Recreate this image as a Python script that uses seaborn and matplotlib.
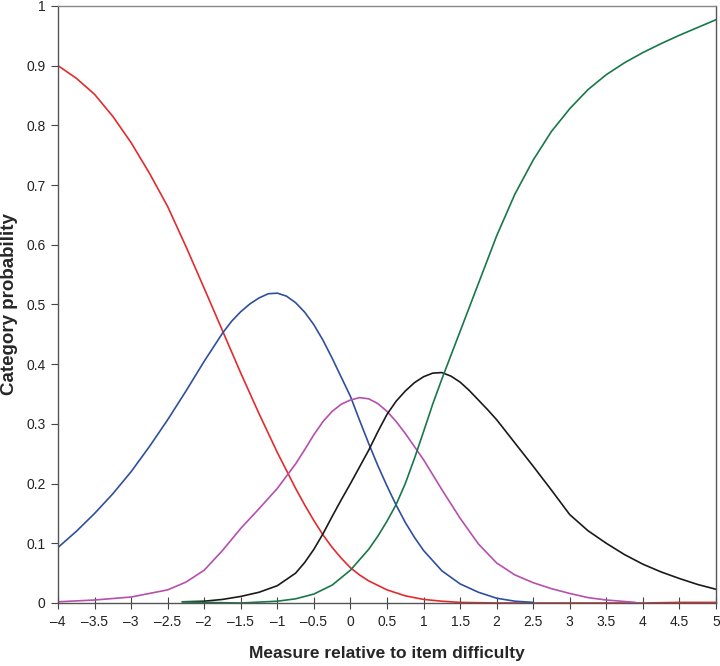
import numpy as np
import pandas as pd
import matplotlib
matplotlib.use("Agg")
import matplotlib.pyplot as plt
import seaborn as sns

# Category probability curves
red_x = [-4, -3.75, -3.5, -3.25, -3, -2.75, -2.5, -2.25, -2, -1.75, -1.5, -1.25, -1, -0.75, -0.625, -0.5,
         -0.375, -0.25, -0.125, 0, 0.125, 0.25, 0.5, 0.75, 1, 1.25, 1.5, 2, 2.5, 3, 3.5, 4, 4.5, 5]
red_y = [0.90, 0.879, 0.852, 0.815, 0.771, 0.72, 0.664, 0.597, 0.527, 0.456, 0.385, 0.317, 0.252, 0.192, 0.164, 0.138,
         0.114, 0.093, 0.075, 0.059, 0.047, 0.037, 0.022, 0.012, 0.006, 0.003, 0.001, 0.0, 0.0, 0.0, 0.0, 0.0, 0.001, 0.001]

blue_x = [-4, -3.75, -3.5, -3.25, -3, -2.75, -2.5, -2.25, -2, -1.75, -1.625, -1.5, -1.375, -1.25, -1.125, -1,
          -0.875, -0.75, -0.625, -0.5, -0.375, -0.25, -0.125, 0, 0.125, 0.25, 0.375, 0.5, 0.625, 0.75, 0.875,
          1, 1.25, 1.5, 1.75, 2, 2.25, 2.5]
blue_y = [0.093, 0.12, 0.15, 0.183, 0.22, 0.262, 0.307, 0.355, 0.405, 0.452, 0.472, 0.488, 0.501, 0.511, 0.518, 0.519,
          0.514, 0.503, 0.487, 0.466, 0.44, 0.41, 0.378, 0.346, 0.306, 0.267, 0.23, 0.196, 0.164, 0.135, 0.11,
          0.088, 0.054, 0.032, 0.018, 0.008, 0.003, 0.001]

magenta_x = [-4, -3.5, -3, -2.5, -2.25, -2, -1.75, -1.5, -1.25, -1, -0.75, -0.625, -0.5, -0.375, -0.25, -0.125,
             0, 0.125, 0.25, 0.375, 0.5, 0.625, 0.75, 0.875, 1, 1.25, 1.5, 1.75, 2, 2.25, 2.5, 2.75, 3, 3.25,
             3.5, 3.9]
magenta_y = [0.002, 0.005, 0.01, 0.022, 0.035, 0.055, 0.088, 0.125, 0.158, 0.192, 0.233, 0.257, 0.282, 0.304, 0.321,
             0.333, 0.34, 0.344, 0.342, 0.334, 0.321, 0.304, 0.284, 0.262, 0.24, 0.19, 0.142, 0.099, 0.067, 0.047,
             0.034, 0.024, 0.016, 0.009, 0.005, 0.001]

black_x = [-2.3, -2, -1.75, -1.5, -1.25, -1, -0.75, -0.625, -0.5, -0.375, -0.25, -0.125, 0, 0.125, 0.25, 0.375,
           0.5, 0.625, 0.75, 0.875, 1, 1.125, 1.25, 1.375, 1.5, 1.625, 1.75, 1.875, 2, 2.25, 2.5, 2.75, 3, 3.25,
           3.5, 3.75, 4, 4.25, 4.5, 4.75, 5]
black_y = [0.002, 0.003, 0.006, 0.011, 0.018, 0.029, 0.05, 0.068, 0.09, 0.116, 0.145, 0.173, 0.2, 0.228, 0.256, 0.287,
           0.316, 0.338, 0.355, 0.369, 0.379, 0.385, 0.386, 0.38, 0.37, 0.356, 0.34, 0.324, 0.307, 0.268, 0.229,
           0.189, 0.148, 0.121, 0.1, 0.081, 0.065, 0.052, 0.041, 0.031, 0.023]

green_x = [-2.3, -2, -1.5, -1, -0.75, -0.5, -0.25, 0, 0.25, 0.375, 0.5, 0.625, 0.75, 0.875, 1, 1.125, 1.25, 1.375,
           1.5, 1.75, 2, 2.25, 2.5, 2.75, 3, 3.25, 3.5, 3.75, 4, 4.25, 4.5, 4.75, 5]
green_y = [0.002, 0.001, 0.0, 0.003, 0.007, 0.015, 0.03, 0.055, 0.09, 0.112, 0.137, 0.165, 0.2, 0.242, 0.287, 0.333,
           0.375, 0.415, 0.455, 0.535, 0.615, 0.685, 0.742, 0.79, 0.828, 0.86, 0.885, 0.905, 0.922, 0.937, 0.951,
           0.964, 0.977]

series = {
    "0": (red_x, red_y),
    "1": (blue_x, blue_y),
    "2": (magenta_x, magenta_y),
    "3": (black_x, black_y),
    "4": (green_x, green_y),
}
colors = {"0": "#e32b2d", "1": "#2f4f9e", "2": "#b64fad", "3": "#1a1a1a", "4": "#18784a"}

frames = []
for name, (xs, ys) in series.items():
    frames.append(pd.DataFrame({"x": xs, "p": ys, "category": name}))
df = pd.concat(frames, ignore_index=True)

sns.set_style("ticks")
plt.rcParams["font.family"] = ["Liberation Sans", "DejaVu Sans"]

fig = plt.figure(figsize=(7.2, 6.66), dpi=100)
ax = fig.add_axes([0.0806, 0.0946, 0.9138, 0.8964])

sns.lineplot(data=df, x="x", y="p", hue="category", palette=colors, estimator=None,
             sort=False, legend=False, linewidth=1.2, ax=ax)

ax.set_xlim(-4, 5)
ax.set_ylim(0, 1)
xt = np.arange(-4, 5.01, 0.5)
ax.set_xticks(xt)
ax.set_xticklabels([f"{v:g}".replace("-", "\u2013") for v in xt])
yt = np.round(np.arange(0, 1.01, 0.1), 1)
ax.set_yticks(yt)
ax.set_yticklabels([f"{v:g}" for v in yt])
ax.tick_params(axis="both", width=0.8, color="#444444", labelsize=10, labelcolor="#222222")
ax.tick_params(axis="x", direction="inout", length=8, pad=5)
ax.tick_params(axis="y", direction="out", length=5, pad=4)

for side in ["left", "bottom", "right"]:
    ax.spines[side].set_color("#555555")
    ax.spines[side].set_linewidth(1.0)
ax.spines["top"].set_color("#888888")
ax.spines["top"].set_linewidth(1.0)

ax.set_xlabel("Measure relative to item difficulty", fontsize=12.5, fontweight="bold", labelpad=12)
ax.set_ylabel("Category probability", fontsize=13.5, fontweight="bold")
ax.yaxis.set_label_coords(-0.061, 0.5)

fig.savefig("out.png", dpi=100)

☆ ☆ ☆ ☆ ☆

:: What you are asked to do ::
Leave the pictures out and reproduce exactly the lines from the top of the listing above through the line with "import seaborn as sns".

:: Output ::
Recreate this image as a Python script that uses seaborn and matplotlib.
import numpy as np
import pandas as pd
import matplotlib
matplotlib.use("Agg")
import matplotlib.pyplot as plt
import seaborn as sns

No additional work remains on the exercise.